REQUIRED TASK
Within the entries below, find the portion that opens with the line containing "Convert this chart" and closes with the line containing "Chart.register(...registerables);". Retype that portion exactly and only.
------ SOURCE DATA
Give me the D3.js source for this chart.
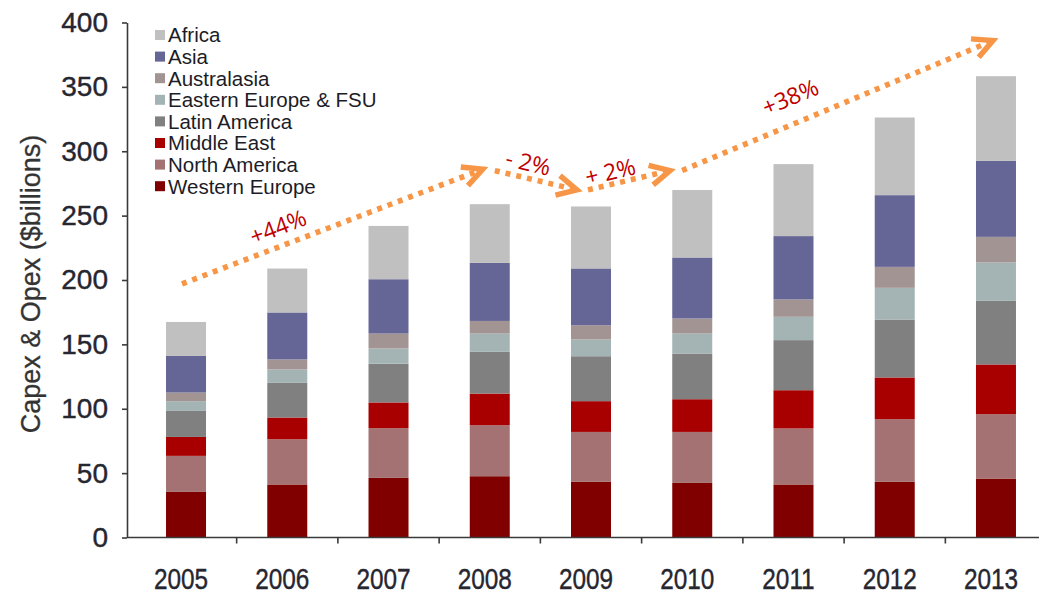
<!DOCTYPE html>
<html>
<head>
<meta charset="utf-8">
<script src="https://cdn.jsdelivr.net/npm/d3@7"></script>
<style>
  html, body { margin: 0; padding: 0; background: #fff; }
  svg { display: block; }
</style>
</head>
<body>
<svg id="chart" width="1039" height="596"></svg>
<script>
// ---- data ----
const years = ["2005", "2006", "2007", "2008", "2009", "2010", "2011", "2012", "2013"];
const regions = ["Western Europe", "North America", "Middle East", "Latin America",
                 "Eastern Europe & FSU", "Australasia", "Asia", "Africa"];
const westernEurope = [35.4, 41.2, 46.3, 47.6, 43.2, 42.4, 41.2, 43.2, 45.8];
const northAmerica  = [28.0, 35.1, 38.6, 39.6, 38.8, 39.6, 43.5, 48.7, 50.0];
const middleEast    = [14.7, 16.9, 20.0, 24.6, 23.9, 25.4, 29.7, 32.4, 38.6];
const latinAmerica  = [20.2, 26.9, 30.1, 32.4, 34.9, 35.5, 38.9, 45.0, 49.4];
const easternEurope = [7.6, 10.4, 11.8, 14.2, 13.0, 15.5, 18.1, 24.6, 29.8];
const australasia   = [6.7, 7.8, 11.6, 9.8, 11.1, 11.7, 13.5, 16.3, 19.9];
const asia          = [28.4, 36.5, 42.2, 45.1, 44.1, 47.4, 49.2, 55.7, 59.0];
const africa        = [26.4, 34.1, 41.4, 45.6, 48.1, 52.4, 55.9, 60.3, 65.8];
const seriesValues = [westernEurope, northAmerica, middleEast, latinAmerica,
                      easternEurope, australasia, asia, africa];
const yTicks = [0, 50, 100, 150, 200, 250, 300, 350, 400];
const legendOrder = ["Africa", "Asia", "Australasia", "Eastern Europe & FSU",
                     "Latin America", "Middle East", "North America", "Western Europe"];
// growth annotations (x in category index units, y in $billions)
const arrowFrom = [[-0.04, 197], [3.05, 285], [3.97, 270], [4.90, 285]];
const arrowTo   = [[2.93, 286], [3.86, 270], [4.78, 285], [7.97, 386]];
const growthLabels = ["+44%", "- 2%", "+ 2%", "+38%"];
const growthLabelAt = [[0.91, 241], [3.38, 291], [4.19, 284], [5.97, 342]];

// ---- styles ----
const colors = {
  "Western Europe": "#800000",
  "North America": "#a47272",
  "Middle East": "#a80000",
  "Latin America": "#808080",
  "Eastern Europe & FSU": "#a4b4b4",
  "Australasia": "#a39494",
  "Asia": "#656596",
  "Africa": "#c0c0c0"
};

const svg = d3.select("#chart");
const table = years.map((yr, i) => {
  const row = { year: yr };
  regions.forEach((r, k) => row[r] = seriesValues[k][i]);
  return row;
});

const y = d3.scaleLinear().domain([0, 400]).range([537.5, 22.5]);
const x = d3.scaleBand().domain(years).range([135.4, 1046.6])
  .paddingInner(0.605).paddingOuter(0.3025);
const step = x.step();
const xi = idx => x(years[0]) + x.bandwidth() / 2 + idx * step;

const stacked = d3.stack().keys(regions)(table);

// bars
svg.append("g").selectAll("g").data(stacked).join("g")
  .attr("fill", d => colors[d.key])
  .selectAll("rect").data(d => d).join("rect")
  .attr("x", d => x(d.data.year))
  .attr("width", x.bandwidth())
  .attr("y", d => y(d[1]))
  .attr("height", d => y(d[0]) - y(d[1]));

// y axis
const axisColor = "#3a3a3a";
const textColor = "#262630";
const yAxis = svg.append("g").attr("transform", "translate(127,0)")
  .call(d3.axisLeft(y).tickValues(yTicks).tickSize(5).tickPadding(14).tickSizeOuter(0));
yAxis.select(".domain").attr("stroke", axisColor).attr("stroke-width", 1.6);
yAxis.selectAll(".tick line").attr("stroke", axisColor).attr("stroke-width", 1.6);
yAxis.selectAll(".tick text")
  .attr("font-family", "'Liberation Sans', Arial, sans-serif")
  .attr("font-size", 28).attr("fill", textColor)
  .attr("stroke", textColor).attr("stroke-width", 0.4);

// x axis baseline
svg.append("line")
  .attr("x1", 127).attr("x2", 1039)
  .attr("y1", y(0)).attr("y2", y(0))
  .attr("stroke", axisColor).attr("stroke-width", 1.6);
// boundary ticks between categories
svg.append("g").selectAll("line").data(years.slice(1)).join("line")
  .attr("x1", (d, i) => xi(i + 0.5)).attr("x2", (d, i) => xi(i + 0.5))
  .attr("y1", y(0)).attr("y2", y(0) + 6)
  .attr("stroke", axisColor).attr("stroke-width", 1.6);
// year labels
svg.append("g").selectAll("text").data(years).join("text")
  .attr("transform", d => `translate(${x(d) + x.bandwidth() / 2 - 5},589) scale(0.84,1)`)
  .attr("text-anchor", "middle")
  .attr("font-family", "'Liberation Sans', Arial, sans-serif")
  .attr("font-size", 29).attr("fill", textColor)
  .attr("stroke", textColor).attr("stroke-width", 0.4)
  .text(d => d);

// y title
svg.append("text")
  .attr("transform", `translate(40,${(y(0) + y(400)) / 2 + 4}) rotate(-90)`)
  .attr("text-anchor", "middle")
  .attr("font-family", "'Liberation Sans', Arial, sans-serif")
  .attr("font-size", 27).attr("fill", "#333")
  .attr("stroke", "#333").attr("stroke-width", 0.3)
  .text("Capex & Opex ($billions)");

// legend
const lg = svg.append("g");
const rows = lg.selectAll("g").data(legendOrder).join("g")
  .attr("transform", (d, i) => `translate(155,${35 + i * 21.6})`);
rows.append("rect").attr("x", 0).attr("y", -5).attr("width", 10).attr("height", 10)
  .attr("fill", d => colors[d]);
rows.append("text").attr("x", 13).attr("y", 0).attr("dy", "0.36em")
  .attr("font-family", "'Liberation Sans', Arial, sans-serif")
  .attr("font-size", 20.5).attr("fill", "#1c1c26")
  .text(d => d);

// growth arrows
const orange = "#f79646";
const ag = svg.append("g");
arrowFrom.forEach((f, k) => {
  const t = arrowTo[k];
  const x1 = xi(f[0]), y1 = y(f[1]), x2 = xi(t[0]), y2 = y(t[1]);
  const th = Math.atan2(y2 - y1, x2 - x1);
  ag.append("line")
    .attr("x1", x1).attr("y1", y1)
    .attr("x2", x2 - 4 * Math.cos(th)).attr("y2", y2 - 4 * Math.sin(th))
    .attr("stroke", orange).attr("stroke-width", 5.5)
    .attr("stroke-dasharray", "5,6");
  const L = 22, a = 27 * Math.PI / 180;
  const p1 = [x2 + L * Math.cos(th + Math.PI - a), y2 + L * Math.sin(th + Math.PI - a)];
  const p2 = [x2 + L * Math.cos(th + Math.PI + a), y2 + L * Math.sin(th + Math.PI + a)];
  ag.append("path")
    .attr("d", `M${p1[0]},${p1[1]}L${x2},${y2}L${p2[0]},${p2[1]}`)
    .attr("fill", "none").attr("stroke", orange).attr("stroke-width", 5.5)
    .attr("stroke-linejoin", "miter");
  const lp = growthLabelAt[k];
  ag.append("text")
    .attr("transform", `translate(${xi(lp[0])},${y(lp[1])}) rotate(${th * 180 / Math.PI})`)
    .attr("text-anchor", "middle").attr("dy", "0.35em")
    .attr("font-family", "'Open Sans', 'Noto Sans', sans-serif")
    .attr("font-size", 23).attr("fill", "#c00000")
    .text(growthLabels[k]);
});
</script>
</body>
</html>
------------
------ SOURCE DATA
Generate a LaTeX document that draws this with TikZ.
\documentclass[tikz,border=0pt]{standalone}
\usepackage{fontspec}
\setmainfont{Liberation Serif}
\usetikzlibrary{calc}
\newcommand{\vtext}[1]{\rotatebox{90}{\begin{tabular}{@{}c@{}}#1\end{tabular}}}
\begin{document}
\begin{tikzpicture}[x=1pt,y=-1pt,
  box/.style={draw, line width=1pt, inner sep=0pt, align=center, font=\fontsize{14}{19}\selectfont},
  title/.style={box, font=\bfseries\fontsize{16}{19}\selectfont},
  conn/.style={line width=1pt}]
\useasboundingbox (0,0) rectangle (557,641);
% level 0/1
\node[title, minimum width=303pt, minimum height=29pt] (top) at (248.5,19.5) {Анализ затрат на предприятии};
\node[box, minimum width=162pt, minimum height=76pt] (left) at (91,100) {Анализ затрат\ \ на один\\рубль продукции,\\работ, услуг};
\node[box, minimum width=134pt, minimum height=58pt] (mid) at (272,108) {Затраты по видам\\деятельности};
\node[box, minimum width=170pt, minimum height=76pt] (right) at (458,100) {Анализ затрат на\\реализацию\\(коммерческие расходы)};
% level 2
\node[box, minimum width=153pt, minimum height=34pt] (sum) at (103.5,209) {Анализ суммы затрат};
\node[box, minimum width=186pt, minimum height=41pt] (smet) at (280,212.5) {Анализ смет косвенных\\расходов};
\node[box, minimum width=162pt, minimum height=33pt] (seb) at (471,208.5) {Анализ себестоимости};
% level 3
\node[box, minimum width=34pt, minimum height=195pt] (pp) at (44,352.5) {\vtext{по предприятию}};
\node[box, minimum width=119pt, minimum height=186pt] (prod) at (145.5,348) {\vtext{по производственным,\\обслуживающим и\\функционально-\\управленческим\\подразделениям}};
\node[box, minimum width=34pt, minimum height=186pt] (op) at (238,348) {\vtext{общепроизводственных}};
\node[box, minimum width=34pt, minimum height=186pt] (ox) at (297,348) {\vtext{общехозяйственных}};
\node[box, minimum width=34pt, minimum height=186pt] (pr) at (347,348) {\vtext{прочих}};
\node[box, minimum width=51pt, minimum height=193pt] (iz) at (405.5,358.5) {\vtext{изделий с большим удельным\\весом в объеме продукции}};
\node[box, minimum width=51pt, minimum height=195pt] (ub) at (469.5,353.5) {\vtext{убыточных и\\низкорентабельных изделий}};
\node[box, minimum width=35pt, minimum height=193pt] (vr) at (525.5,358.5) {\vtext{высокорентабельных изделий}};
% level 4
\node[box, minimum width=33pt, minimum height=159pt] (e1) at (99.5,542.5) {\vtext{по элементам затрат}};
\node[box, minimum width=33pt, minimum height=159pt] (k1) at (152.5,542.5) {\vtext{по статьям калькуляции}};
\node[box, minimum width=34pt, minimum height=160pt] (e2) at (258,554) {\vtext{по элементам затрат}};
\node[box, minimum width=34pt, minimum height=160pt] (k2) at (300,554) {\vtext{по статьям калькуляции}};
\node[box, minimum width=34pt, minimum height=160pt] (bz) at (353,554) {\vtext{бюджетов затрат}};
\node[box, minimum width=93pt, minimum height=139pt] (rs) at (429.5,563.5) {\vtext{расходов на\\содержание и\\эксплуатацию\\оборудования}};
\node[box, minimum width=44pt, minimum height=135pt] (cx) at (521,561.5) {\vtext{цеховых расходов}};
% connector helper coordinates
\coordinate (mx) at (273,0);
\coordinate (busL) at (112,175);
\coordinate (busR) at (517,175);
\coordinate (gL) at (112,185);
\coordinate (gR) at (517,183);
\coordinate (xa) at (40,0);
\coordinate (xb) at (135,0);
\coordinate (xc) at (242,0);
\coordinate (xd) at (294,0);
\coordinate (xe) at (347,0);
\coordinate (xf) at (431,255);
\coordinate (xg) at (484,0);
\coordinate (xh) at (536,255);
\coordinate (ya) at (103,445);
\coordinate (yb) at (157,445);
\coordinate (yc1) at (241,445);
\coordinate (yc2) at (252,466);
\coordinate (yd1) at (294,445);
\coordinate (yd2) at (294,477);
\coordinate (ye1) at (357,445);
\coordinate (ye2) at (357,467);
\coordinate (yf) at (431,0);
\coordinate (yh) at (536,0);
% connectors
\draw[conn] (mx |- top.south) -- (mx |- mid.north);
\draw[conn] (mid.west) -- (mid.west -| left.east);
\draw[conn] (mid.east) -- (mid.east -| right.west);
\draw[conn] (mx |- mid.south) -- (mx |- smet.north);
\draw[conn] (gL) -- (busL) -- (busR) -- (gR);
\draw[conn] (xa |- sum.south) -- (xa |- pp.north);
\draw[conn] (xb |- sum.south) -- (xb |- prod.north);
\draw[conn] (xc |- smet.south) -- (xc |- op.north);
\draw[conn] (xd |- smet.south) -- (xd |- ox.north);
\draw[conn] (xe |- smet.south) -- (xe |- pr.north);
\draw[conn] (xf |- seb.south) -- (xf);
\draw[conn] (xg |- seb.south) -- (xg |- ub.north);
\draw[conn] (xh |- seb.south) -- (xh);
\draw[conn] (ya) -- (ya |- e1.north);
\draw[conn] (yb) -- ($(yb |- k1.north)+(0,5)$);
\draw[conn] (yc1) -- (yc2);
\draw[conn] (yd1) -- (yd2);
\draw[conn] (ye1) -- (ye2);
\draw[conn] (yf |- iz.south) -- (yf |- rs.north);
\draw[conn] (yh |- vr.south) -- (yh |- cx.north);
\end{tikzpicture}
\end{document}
------------
------ SOURCE DATA
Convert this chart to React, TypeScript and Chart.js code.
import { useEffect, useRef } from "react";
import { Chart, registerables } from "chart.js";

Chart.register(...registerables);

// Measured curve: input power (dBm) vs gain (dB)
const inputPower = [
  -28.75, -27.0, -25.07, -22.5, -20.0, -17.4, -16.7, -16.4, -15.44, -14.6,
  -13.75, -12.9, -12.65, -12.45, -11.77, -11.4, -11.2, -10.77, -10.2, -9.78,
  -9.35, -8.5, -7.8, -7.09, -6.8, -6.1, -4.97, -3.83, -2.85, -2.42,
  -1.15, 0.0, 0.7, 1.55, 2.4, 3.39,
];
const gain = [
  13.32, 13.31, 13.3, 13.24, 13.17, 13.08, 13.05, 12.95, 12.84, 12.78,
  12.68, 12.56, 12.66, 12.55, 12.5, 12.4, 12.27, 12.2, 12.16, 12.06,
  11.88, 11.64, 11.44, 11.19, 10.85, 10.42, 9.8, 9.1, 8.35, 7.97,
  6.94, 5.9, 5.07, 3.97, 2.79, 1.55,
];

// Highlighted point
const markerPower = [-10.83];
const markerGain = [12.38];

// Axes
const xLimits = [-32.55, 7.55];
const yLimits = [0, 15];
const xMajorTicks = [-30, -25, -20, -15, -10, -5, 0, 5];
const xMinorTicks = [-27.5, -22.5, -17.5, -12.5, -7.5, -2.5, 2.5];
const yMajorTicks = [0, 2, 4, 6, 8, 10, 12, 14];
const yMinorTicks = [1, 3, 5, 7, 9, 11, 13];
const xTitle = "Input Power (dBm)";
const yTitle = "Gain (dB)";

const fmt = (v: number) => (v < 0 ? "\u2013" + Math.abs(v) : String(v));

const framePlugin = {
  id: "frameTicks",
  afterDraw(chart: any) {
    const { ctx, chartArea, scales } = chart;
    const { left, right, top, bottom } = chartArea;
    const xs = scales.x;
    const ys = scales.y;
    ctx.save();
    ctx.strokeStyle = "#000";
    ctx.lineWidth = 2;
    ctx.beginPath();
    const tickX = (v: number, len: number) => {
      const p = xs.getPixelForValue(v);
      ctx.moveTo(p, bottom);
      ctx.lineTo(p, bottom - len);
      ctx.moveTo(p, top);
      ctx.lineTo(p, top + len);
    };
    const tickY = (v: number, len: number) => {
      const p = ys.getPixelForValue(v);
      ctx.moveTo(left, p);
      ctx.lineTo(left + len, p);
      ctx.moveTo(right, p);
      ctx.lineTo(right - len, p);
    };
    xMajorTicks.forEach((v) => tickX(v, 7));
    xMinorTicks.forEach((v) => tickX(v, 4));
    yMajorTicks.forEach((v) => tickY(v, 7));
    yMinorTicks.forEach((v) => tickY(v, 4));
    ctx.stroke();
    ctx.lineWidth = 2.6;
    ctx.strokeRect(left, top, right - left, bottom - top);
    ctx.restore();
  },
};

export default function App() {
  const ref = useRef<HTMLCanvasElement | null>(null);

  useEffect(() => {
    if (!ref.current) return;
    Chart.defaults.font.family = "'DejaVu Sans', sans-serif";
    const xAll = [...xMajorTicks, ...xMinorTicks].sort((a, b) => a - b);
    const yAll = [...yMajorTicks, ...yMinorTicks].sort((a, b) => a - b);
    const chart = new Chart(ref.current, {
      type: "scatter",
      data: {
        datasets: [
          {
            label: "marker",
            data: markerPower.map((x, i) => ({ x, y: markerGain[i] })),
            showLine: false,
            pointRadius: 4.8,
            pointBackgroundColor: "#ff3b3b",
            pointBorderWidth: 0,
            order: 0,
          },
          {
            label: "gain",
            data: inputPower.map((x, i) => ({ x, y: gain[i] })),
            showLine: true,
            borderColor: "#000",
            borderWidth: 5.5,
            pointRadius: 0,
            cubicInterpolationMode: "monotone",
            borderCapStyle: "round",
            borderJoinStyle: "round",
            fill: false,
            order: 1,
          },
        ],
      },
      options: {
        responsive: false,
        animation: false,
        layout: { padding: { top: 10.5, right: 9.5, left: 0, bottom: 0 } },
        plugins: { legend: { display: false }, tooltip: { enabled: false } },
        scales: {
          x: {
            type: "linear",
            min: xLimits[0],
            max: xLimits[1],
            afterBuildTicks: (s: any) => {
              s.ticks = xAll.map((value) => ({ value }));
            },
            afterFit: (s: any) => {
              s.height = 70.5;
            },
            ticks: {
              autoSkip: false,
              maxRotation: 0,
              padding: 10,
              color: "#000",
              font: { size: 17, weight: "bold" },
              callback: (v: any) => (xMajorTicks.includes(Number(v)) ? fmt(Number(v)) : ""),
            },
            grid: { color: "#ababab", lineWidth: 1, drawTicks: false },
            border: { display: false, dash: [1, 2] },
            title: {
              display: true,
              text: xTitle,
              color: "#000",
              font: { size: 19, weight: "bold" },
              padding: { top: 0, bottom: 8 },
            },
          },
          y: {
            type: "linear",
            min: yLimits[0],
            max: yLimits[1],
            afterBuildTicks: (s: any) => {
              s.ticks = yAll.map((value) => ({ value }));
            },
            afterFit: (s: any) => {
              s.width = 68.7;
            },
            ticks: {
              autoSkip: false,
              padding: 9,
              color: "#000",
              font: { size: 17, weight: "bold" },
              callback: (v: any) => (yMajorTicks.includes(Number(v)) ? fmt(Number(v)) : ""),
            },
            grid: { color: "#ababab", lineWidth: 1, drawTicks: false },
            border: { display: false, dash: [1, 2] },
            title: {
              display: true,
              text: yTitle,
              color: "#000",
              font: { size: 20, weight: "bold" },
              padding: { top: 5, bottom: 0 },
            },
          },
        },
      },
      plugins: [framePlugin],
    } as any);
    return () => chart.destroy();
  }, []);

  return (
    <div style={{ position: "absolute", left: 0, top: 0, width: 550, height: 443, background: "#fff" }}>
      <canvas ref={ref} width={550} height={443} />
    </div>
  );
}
------------
SOLUTION BELOW
Convert this chart to React, TypeScript and Chart.js code.
import { useEffect, useRef } from "react";
import { Chart, registerables } from "chart.js";

Chart.register(...registerables);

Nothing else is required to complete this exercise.